Hartley, Iowa — Voters in the Hartley-Melvin-Sanborn Community School District once again turned down a request by the School District for a $16.5-million bond issue for construction of school facilities.
The bond issue would have financed the construction of a new elementary school, which would have been attached to the current high school in Hartley, with a separate entrance and a new playground, as well as an addition to, and renovation of, the middle school in Sanborn.
Tuesday’s defeat marks the third unsuccessful attempt to pass such a bond issue.

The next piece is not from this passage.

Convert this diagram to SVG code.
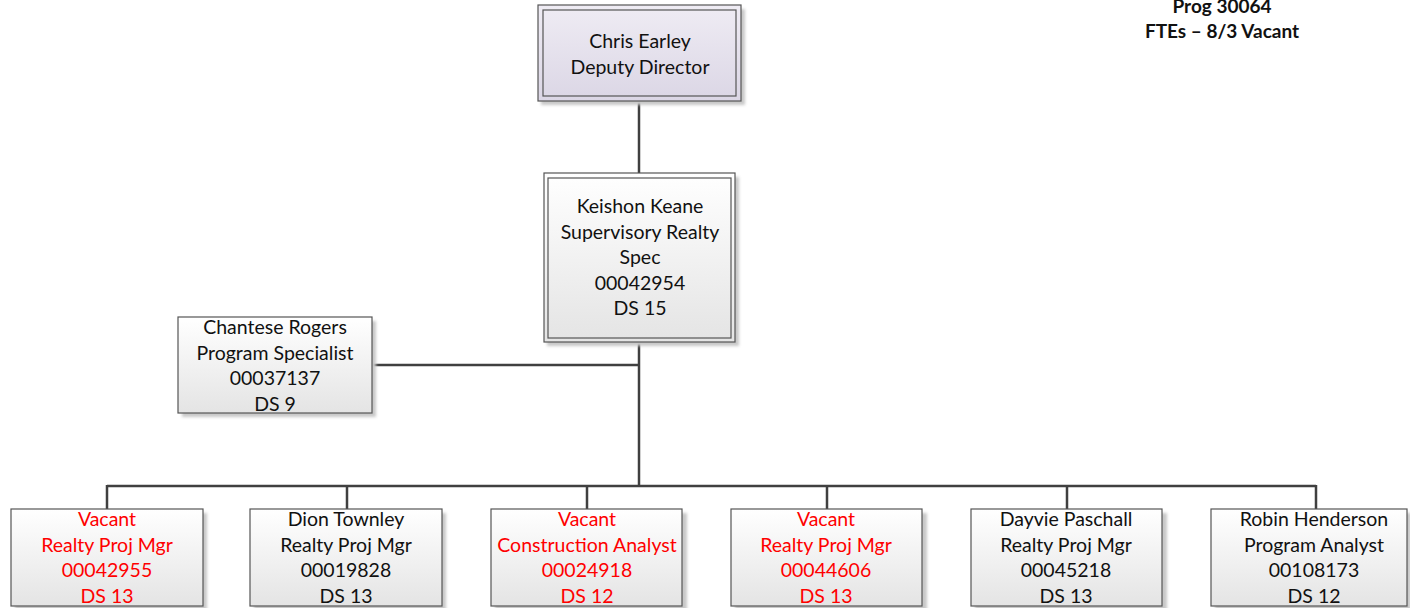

The vote totals this time around found 904 yes votes, and 614 no votes. A 60-percent approval vote is required for a bond issue to pass, and Tuesday’s vote total found the measure falling short by just 7 votes.. O’Brien County Auditor Barb Rohwer says these numbers include the absentee ballots that her office had received as of Wednesday morning. Rohwer tells KIWA that there are still 9 outstanding absentee ballots. If all 9 of the outstanding absentee ballots came back as yes votes, Rohwer says the measure would still fail, since the additional 9 votes would bring the total number of votes cast to 1527, 60-percent of which is 916, leaving the approval still 3 votes shy of passage.
These, of course, are unofficial vote totals. The vote doesn’t become official until canvassed by the O’Brien County Board of Supervisors. That will happen at their next meeting, which, according to Rowher, is scheduled for this coming Tuesday, April 11th.
Original story posted at 9:18 pm, April 4, 2017
HMS School District, Iowa — While it got a higher percentage of the vote than it has in the past, the Hartley-Melvin Sanborn bond issue has been defeated for a third time.
Being a bond issue, the measure needed a sixty percent super majority to pass. The unofficial results are that the measure receieved only 59.55 percent of the vote, falling short by less than half a percent. The totals were 904 YES, and 614 NO. Turnout was 1518 of a possible 3161 registered voters in the district, according to the auditor’s office. That’s a turnout of about 48 percent.
Ryan Haack also ran unopposed for a school board position and received 98 percent of the vote.